STATED PROBLEM:
Would you transcribe the whole listing exactly, minus its pictures?

┄┄┄┄┄┄┄┄┄┄┄┄┄┄┄┄┄┄┄┄

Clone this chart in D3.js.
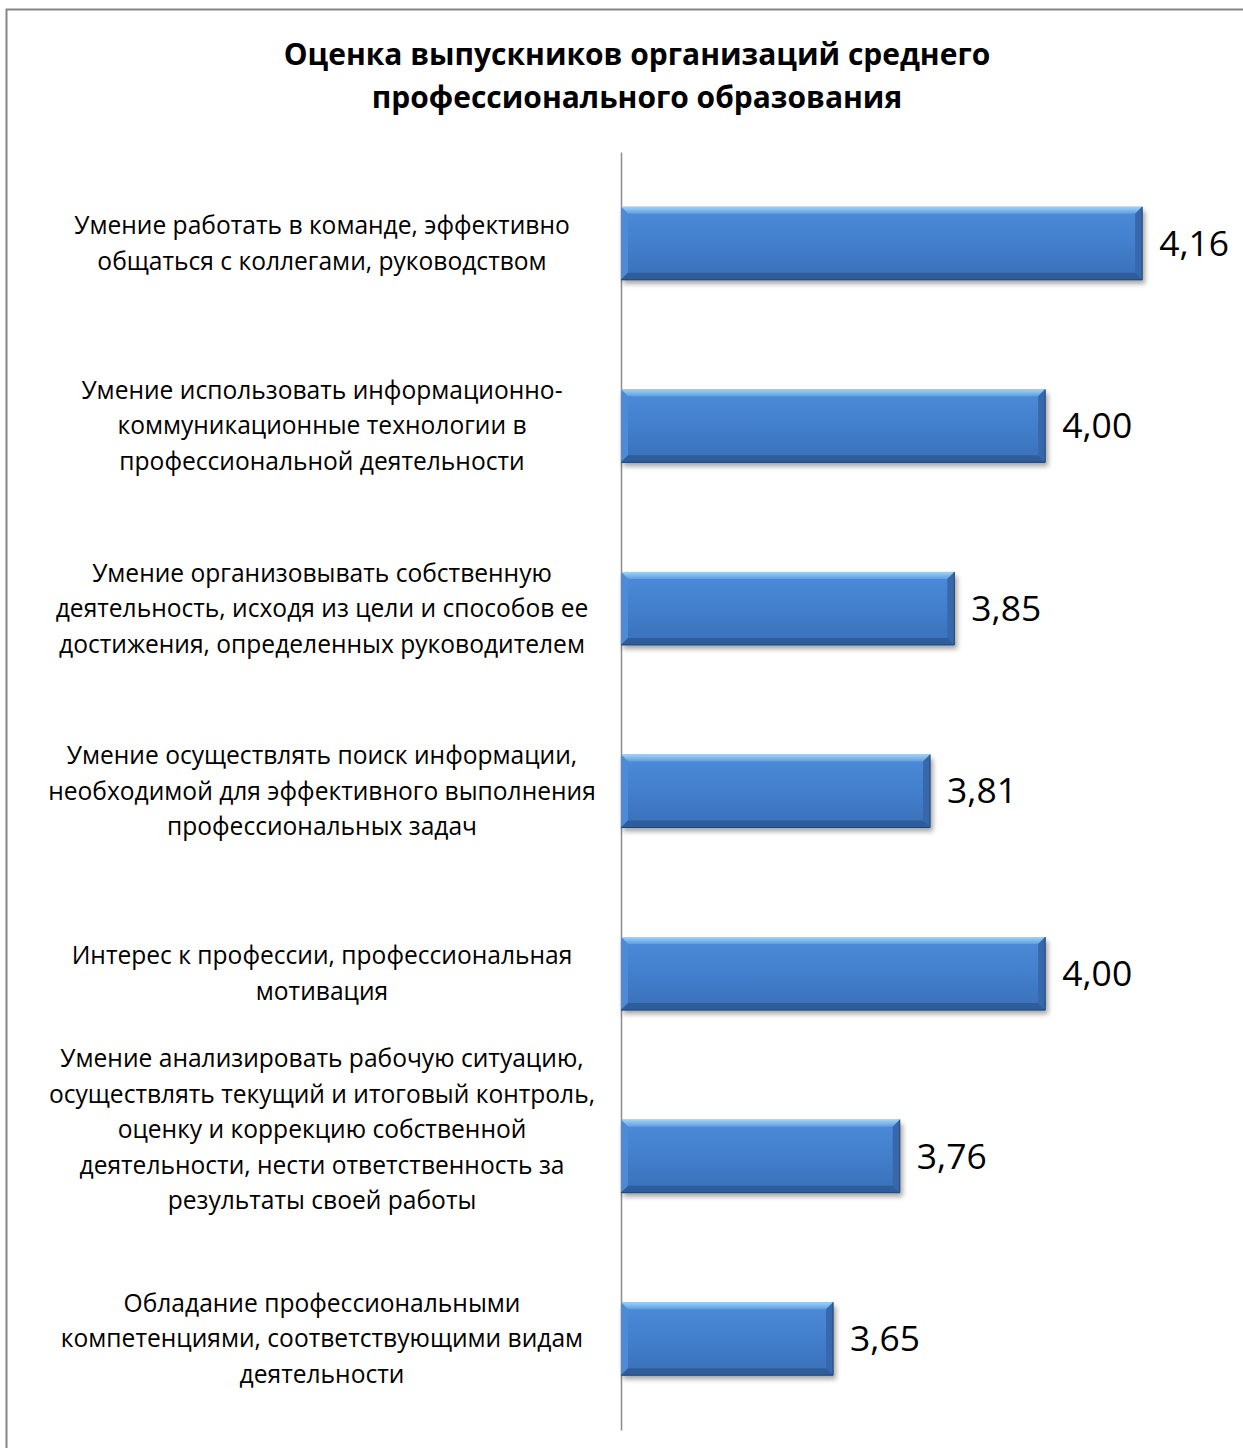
<!doctype html>
<html>
<head>
<meta charset="utf-8">
<script src="https://d3js.org/d3.v7.min.js"></script>
<style>
    body { margin: 0; background: #ffffff; }
    text { font-family: "Open Sans", "DejaVu Sans", sans-serif; fill: #000000; }
</style>
</head>
<body>
<div id="chart"></div>
<script>

    // chart data
    var titleLines = ["Оценка выпускников организаций среднего",
                      "профессионального образования"];

    var categories = [
        ["Умение работать в команде, эффективно", "общаться с коллегами, руководством"],
        ["Умение использовать информационно-", "коммуникационные технологии в", "профессиональной деятельности"],
        ["Умение организовывать собственную", "деятельность, исходя из цели и способов ее", "достижения, определенных руководителем"],
        ["Умение осуществлять поиск информации,", "необходимой для эффективного выполнения", "профессиональных задач"],
        ["Интерес к профессии, профессиональная", "мотивация"],
        ["Умение анализировать рабочую ситуацию,", "осуществлять текущий и итоговый контроль,", "оценку и коррекцию собственной", "деятельности, нести ответственность за", "результаты своей работы"],
        ["Обладание профессиональными", "компетенциями, соответствующими видам", "деятельности"]
    ];

    var values = [4.16, 4.00, 3.85, 3.81, 4.00, 3.76, 3.65];
    var valueLabels = ["4,16", "4,00", "3,85", "3,81", "4,00", "3,76", "3,65"];
    var xDomain = [3.3, 4.3];

    var W = 1243, H = 1448;

    var svg = d3.select("#chart")
        .append("svg")
        .attr("width", W)
        .attr("height", H);

    // outer frame of the chart area
    svg.append("rect")
        .attr("x", 6.5).attr("y", 9.5)
        .attr("width", W + 20).attr("height", H + 20)
        .attr("fill", "none")
        .attr("stroke", "#868686")
        .attr("stroke-width", 2);

    // pick a font size so that a line gets a given width
    function fitSize(txt, weight, target) {
        var t = svg.append("text").attr("font-size", 100)
            .attr("font-weight", weight).text(txt);
        var w = t.node().getComputedTextLength();
        t.remove();
        return 100 * target / w;
    }

    var titleSize = fitSize(titleLines[0], "bold", 707);
    var labelSize = fitSize(categories[3][1], "normal", 548);
    var valueSize = fitSize(valueLabels[0], "normal", 70);

    // title
    svg.append("g").selectAll("text")
        .data(titleLines)
        .enter().append("text")
        .attr("x", 637)
        .attr("y", function(d, i) { return 65 + i * 43; })
        .attr("text-anchor", "middle")
        .attr("font-weight", "bold")
        .attr("font-size", titleSize)
        .text(function(d) { return d; });

    var keys = categories.map(function(d) { return d.join(" "); });

    var xScale = d3.scaleLinear().domain(xDomain).range([621, 1227]);
    var yScale = d3.scaleBand().domain(keys).range([152, 1430])
        .paddingInner(0.6).paddingOuter(0.3);

    var defs = svg.append("defs");
    var grad = defs.append("linearGradient").attr("id", "barGrad")
        .attr("x1", 0).attr("y1", 0).attr("x2", 0).attr("y2", 1);
    [[0, "#4d8cda"], [0.5, "#427fcd"], [1, "#3a70b8"]].forEach(function(s) {
        grad.append("stop").attr("offset", s[0]).attr("stop-color", s[1]);
    });
    var topGrad = defs.append("linearGradient").attr("id", "topGrad")
        .attr("x1", 0).attr("y1", 0).attr("x2", 0).attr("y2", 1);
    [[0, "#9fd3f8"], [1, "#5e9de3"]].forEach(function(s) {
        topGrad.append("stop").attr("offset", s[0]).attr("stop-color", s[1]);
    });
    var shadow = defs.append("filter").attr("id", "shadow")
        .attr("x", "-10%").attr("y", "-20%").attr("width", "130%").attr("height", "160%");
    shadow.append("feGaussianBlur").attr("stdDeviation", 2.5);

    // category axis line
    svg.append("g")
        .attr("transform", "translate(" + xScale(xDomain[0]) + ",0)")
        .call(d3.axisLeft(yScale).tickSize(0).tickSizeOuter(0).tickFormat(""))
        .call(function(g) {
            g.select(".domain").attr("stroke", "#8c8c8c").attr("stroke-width", 1.5);
        });

    var bevel = 7;
    var bar = svg.append("g").selectAll("g")
        .data(values)
        .enter().append("g")
        .attr("transform", function(d, i) {
            return "translate(" + xScale(xDomain[0]) + "," + yScale(keys[i]) + ")";
        });

    var bh = yScale.bandwidth();
    function bw(d) { return xScale(d) - xScale(xDomain[0]); }

    // soft shadow under bar
    bar.append("rect")
        .attr("x", 2).attr("y", 4)
        .attr("width", function(d) { return bw(d) + 1; })
        .attr("height", bh)
        .attr("fill", "#000").attr("opacity", 0.35)
        .attr("filter", "url(#shadow)");

    bar.append("rect")
        .attr("width", bw).attr("height", bh)
        .attr("fill", "url(#barGrad)");

    // bevel edges
    bar.append("polygon")
        .attr("points", function(d) { var w = bw(d);
            return [[0, 0], [w, 0], [w - bevel, bevel], [bevel, bevel]].join(" "); })
        .attr("fill", "url(#topGrad)");
    bar.append("polygon")
        .attr("points", function(d) {
            return [[0, 0], [bevel, bevel], [bevel, bh - bevel], [0, bh]].join(" "); })
        .attr("fill", "#4d8bd7");
    bar.append("polygon")
        .attr("points", function(d) { var w = bw(d);
            return [[w, 0], [w, bh], [w - bevel, bh - bevel], [w - bevel, bevel]].join(" "); })
        .attr("fill", "#3668ab");
    bar.append("polygon")
        .attr("points", function(d) { var w = bw(d);
            return [[0, bh], [w, bh], [w - bevel, bh - bevel], [bevel, bh - bevel]].join(" "); })
        .attr("fill", "#2f5d99");
    bar.append("path")
        .attr("d", function(d) { var w = bw(d);
            return "M" + w + ",0V" + bh + "H0"; })
        .attr("fill", "none").attr("stroke", "#22446e").attr("stroke-width", 1);

    // value labels
    bar.append("text")
        .attr("x", function(d) { return bw(d) + 17; })
        .attr("y", bh / 2)
        .attr("dy", "0.35em")
        .attr("font-size", valueSize)
        .text(function(d, i) { return valueLabels[i]; });

    // category labels (multi line, centred)
    var lineGap = 35.5;
    svg.append("g").selectAll("text")
        .data(categories)
        .enter().append("text")
        .attr("font-size", labelSize)
        .attr("text-anchor", "middle")
        .each(function(lines, i) {
            var cy = yScale(keys[i]) + bh / 2;
            if (lines.length > 4) cy -= lineGap * 0.75;
            var top = cy - (lines.length - 1) * lineGap / 2;
            d3.select(this).selectAll("tspan")
                .data(lines)
                .enter().append("tspan")
                .attr("x", 322)
                .attr("y", function(l, j) { return top + j * lineGap; })
                .attr("dy", "0.35em")
                .text(function(l) { return l; });
        });

</script>
</body>
</html>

┄┄┄┄┄┄┄┄┄┄┄┄┄┄┄┄┄┄┄┄

REPLY TO THE EXERCISE:
Clone this chart in D3.js.
<!doctype html>
<html>
<head>
<meta charset="utf-8">
<script src="https://d3js.org/d3.v7.min.js"></script>
<style>
    body { margin: 0; background: #ffffff; }
    text { font-family: "Open Sans", "DejaVu Sans", sans-serif; fill: #000000; }
</style>
</head>
<body>
<div id="chart"></div>
<script>

    // chart data
    var titleLines = ["Оценка выпускников организаций среднего",
                      "профессионального образования"];

    var categories = [
        ["Умение работать в команде, эффективно", "общаться с коллегами, руководством"],
        ["Умение использовать информационно-", "коммуникационные технологии в", "профессиональной деятельности"],
        ["Умение организовывать собственную", "деятельность, исходя из цели и способов ее", "достижения, определенных руководителем"],
        ["Умение осуществлять поиск информации,", "необходимой для эффективного выполнения", "профессиональных задач"],
        ["Интерес к профессии, профессиональная", "мотивация"],
        ["Умение анализировать рабочую ситуацию,", "осуществлять текущий и итоговый контроль,", "оценку и коррекцию собственной", "деятельности, нести ответственность за", "результаты своей работы"],
        ["Обладание профессиональными", "компетенциями, соответствующими видам", "деятельности"]
    ];

    var values = [4.16, 4.00, 3.85, 3.81, 4.00, 3.76, 3.65];
    var valueLabels = ["4,16", "4,00", "3,85", "3,81", "4,00", "3,76", "3,65"];
    var xDomain = [3.3, 4.3];

    var W = 1243, H = 1448;

    var svg = d3.select("#chart")
        .append("svg")
        .attr("width", W)
        .attr("height", H);

    // outer frame of the chart area
    svg.append("rect")
        .attr("x", 6.5).attr("y", 9.5)
        .attr("width", W + 20).attr("height", H + 20)
        .attr("fill", "none")
        .attr("stroke", "#868686")
        .attr("stroke-width", 2);

    // pick a font size so that a line gets a given width
    function fitSize(txt, weight, target) {
        var t = svg.append("text").attr("font-size", 100)
            .attr("font-weight", weight).text(txt);
        var w = t.node().getComputedTextLength();
        t.remove();
        return 100 * target / w;
    }

    var titleSize = fitSize(titleLines[0], "bold", 707);
    var labelSize = fitSize(categories[3][1], "normal", 548);
    var valueSize = fitSize(valueLabels[0], "normal", 70);

    // title
    svg.append("g").selectAll("text")
        .data(titleLines)
        .enter().append("text")
        .attr("x", 637)
        .attr("y", function(d, i) { return 65 + i * 43; })
        .attr("text-anchor", "middle")
        .attr("font-weight", "bold")
        .attr("font-size", titleSize)
        .text(function(d) { return d; });

    var keys = categories.map(function(d) { return d.join(" "); });

    var xScale = d3.scaleLinear().domain(xDomain).range([621, 1227]);
    var yScale = d3.scaleBand().domain(keys).range([152, 1430])
        .paddingInner(0.6).paddingOuter(0.3);

    var defs = svg.append("defs");
    var grad = defs.append("linearGradient").attr("id", "barGrad")
        .attr("x1", 0).attr("y1", 0).attr("x2", 0).attr("y2", 1);
    [[0, "#4d8cda"], [0.5, "#427fcd"], [1, "#3a70b8"]].forEach(function(s) {
        grad.append("stop").attr("offset", s[0]).attr("stop-color", s[1]);
    });
    var topGrad = defs.append("linearGradient").attr("id", "topGrad")
        .attr("x1", 0).attr("y1", 0).attr("x2", 0).attr("y2", 1);
    [[0, "#9fd3f8"], [1, "#5e9de3"]].forEach(function(s) {
        topGrad.append("stop").attr("offset", s[0]).attr("stop-color", s[1]);
    });
    var shadow = defs.append("filter").attr("id", "shadow")
        .attr("x", "-10%").attr("y", "-20%").attr("width", "130%").attr("height", "160%");
    shadow.append("feGaussianBlur").attr("stdDeviation", 2.5);

    // category axis line
    svg.append("g")
        .attr("transform", "translate(" + xScale(xDomain[0]) + ",0)")
        .call(d3.axisLeft(yScale).tickSize(0).tickSizeOuter(0).tickFormat(""))
        .call(function(g) {
            g.select(".domain").attr("stroke", "#8c8c8c").attr("stroke-width", 1.5);
        });

    var bevel = 7;
    var bar = svg.append("g").selectAll("g")
        .data(values)
        .enter().append("g")
        .attr("transform", function(d, i) {
            return "translate(" + xScale(xDomain[0]) + "," + yScale(keys[i]) + ")";
        });

    var bh = yScale.bandwidth();
    function bw(d) { return xScale(d) - xScale(xDomain[0]); }

    // soft shadow under bar
    bar.append("rect")
        .attr("x", 2).attr("y", 4)
        .attr("width", function(d) { return bw(d) + 1; })
        .attr("height", bh)
        .attr("fill", "#000").attr("opacity", 0.35)
        .attr("filter", "url(#shadow)");

    bar.append("rect")
        .attr("width", bw).attr("height", bh)
        .attr("fill", "url(#barGrad)");

    // bevel edges
    bar.append("polygon")
        .attr("points", function(d) { var w = bw(d);
            return [[0, 0], [w, 0], [w - bevel, bevel], [bevel, bevel]].join(" "); })
        .attr("fill", "url(#topGrad)");
    bar.append("polygon")
        .attr("points", function(d) {
            return [[0, 0], [bevel, bevel], [bevel, bh - bevel], [0, bh]].join(" "); })
        .attr("fill", "#4d8bd7");
    bar.append("polygon")
        .attr("points", function(d) { var w = bw(d);
            return [[w, 0], [w, bh], [w - bevel, bh - bevel], [w - bevel, bevel]].join(" "); })
        .attr("fill", "#3668ab");
    bar.append("polygon")
        .attr("points", function(d) { var w = bw(d);
            return [[0, bh], [w, bh], [w - bevel, bh - bevel], [bevel, bh - bevel]].join(" "); })
        .attr("fill", "#2f5d99");
    bar.append("path")
        .attr("d", function(d) { var w = bw(d);
            return "M" + w + ",0V" + bh + "H0"; })
        .attr("fill", "none").attr("stroke", "#22446e").attr("stroke-width", 1);

    // value labels
    bar.append("text")
        .attr("x", function(d) { return bw(d) + 17; })
        .attr("y", bh / 2)
        .attr("dy", "0.35em")
        .attr("font-size", valueSize)
        .text(function(d, i) { return valueLabels[i]; });

    // category labels (multi line, centred)
    var lineGap = 35.5;
    svg.append("g").selectAll("text")
        .data(categories)
        .enter().append("text")
        .attr("font-size", labelSize)
        .attr("text-anchor", "middle")
        .each(function(lines, i) {
            var cy = yScale(keys[i]) + bh / 2;
            if (lines.length > 4) cy -= lineGap * 0.75;
            var top = cy - (lines.length - 1) * lineGap / 2;
            d3.select(this).selectAll("tspan")
                .data(lines)
                .enter().append("tspan")
                .attr("x", 322)
                .attr("y", function(l, j) { return top + j * lineGap; })
                .attr("dy", "0.35em")
                .text(function(l) { return l; });
        });

</script>
</body>
</html>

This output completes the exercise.